# Incomplete Proof from Neukirch about modules and algebraic integers

There is a theorem in Neukirch which says

If $L | K$ is separable and $A$ is a principle ideal domain, then every finitely generated $B$-submodule $M \neq 0$ of $L$ is a free $A$-module of rank $[L:K]$

Where $K$ are the fractions of $A$ and $L$ is a finite extension of $K$ and $B$ are the integers of $A$ in $L$.

Recalling that $L = \{\frac{b}{a} \}_{b \in B, a \in A}$, the proof is given

Let $M \neq 0$ be a finitely generated $B$-submodule of $L$ and $(\alpha_i)_{1..n}$ a basis of $L|K$. Multiplying by an element of $A$, we can arrange for $a_i \in B$. Let $d =\text{disc}(\alpha_1,...,\alpha_n).$ By (2.9), $dB \subset A\alpha_1 + ... + A\alpha_n$, and in particular, $\text{rank}(B) \leq [L:K]$, and since a system of generators of the $A$-module $B$ is also a system of generators of the $K$-module $L$, $\text{rank}(B) = [L:K]$. Let $(\mu_i)_{1..r} \in M$ be a system of generators of the $B$-module $M$. There is an $a \neq 0 \in A$ such that $a \mu_i \in B$ so that $aM \subset B$. Then $$adM \subset dB \subset A\alpha_1 + ... + A\alpha_n = M_0$$ Since $M_0$ is a free $A$-module, so is $adM$, and hence also $M$.
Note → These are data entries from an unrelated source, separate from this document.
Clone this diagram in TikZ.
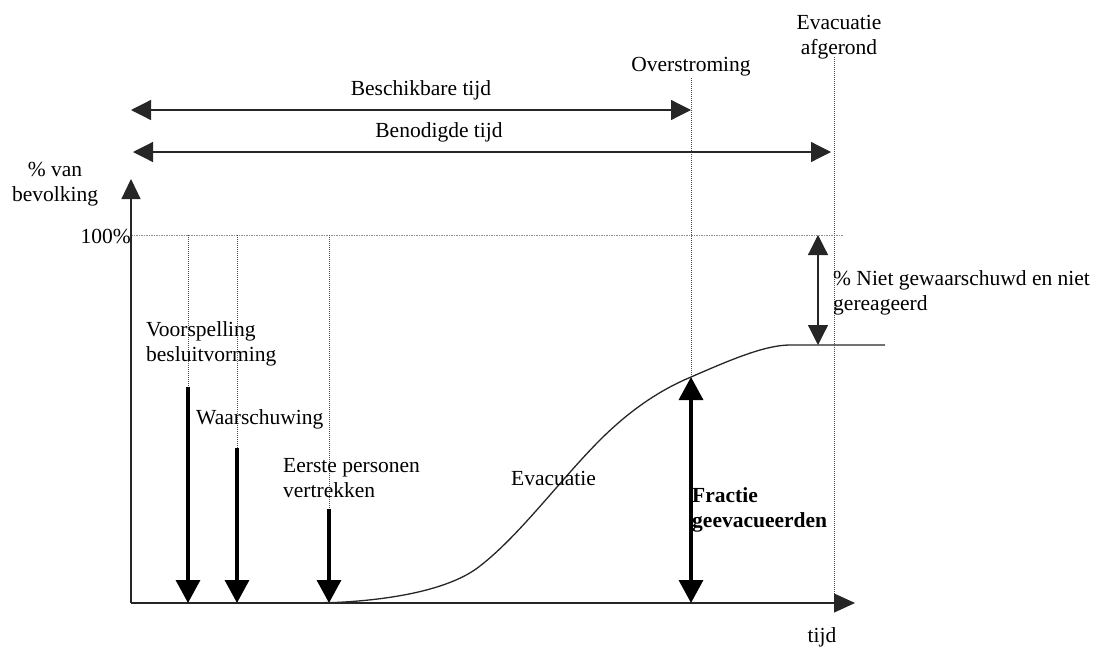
\documentclass[tikz,border=0pt]{standalone}
\usepackage{fontspec}
\setmainfont{Liberation Serif}
\usetikzlibrary{arrows.meta}
\begin{document}
\begin{tikzpicture}[x=1pt,y=-1pt,
  lbl/.style={font=\fontsize{21.5}{25}\selectfont, inner sep=0pt},
  axisline/.style={line width=1.2pt, black!85},
  thinarrow/.style={line width=1.2pt, black!85, {Triangle[length=20pt,width=20pt]}-{Triangle[length=20pt,width=20pt]}},
  thickarrow/.style={line width=3.4pt, -{Triangle[length=23pt,width=24pt]}},
  guide/.style={line width=0.9pt, black!70, dash pattern=on 1pt off 1pt},
  guidelight/.style={line width=0.9pt, black!45, dash pattern=on 1.5pt off 1pt},
  curveline/.style={line width=1.3pt, black!85}
]
\useasboundingbox (0,0) rectangle (1101,646);
% coordinates
\coordinate (O) at (131,603);
\coordinate (yT) at (131,179);
\coordinate (xT) at (855,603);
\coordinate (hL) at (131,235);
\coordinate (hR) at (843,235);
\coordinate (vA) at (188,235);  \coordinate (vAb) at (188,387); \coordinate (vAe) at (188,603);
\coordinate (vB) at (237,235);  \coordinate (vBb) at (237,448); \coordinate (vBe) at (237,603);
\coordinate (vC) at (329,235);  \coordinate (vCb) at (329,509); \coordinate (vCe) at (329,603);
\coordinate (ovT) at (691,78);  \coordinate (ovB) at (691,603); \coordinate (ovC) at (691,377);
\coordinate (afT) at (834,57);  \coordinate (afB) at (834,603);
\coordinate (beL) at (131,110); \coordinate (beR) at (691,110);
\coordinate (bnL) at (133,152); \coordinate (bnR) at (831,152);
\coordinate (nT) at (818,235);  \coordinate (nB) at (818,345);
% guides
\draw[guidelight] (hL) -- (hR);
\draw[guide] (vA) -- (vAb);
\draw[guide] (vB) -- (vBb);
\draw[guide] (vC) -- (vCb);
\draw[guide] (ovT) -- (ovB);
\draw[guide] (afT) -- (afB);
% axes
\draw[axisline, -{Triangle[length=20pt,width=19pt]}] (O) -- (yT);
\draw[axisline, -{Triangle[length=21pt,width=19pt]}] (O) -- (xT);
% time arrows
\draw[thinarrow] (beL) -- (beR);
\draw[thinarrow] (bnL) -- (bnR);
% event arrows
\draw[thickarrow] (vAb) -- (vAe);
\draw[thickarrow] (vBb) -- (vBe);
\draw[thickarrow] (vCb) -- (vCe);
\draw[line width=3.4pt, {Triangle[length=23pt,width=24pt]}-{Triangle[length=23pt,width=24pt]}] (ovC) -- (ovB);
\draw[thinarrow] (nT) -- (nB);
% curve
\draw[curveline] (299,603) -- (335,602.5)
  .. controls (390,600) and (450,590) .. (480,566)
  .. controls (520,535) and (560,480) .. (600,440)
  .. controls (630,410) and (660,390) .. (691,377)
  .. controls (730,360) and (765,345) .. (790,345)
  -- (885,345);
% labels
\node[lbl, anchor=base] (besch) at (421,95) {Beschikbare tijd};
\node[lbl, anchor=base] (benod) at (439,137) {Benodigde tijd};
\node[lbl, anchor=base] (overs) at (691,71) {Overstroming};
\node[lbl, anchor=base, align=center] (afger) at (839,54) {Evacuatie\\afgerond};
\node[lbl, anchor=base, align=center] (pvan) at (55,201) {\% van\\bevolking};
\node[lbl, anchor=base east] (honderd) at (131,243) {100\%};
\node[lbl, anchor=base west, align=left] (voors) at (146,361) {Voorspelling\\besluitvorming};
\node[lbl, anchor=base west] (waars) at (196,424) {Waarschuwing};
\node[lbl, anchor=base west, align=left] (eerste) at (283,497) {Eerste personen\\vertrekken};
\node[lbl, anchor=base west] (evac) at (511,485) {Evacuatie};
\node[lbl, anchor=base west, align=left, font=\fontsize{21.5}{25}\selectfont\bfseries] (fractie) at (692,527) {Fractie\\geevacueerden};
\node[lbl, anchor=base west, align=left] (niet) at (833,310) {\% Niet gewaarschuwd en niet\\gereageerd};
\node[lbl, anchor=base] (tijd) at (822,642) {tijd};
\end{tikzpicture}
\end{document}
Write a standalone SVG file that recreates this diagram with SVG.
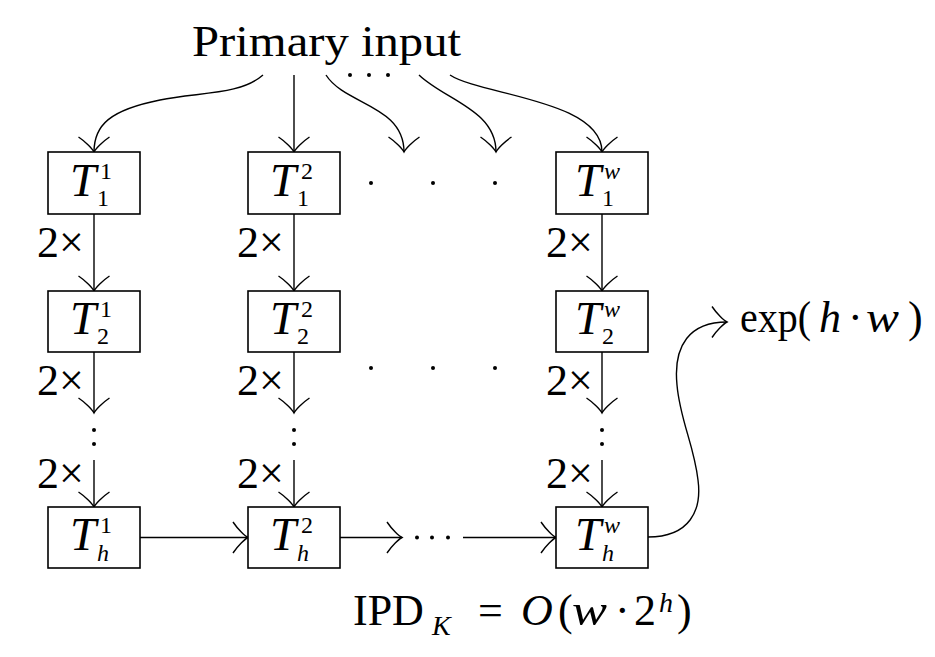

Now there is a missing step here...

$[L:K] = \text{rank}(B) \le \text{rank}(M) = \text{rank}(adM) \le \text{rank}(M_0) = [L:K]$

How did we get $\text{rank}(B) \le \text{rank}(M)$?

Take an element $m\in M\setminus 0$. Then the elements $\alpha _im\in M$, $i=1,\ldots ,n$, are linearly independent over $A$, that is the submodule $Bm$ of $M$ has rank $n$. The rank does not decrease when extending a module - this is true for modules over domains. Hence you get what you want.
• Can you clarify please why do the elements $\alpha_i m$ generate $Bm$ as an $A$-module? I think that you use $dB \subseteq A\alpha_1 + \cdots + A\alpha_n$, but how do you get rid of $d$? Feb 14 at 11:09
Another possible way to phrase this. Note $$M$$ is a free $$A$$-module so $$M \otimes_A K$$ is a nonzero $$K$$-vector space. But $$M$$ is a $$B$$-module as well, so $$M \otimes_A K$$ is also a nonzero $$(B \otimes_A K)$$-vector space, or in other words a nonzero $$L$$-vector space. So its $$K$$-dimension must be at least $$[L:K]$$.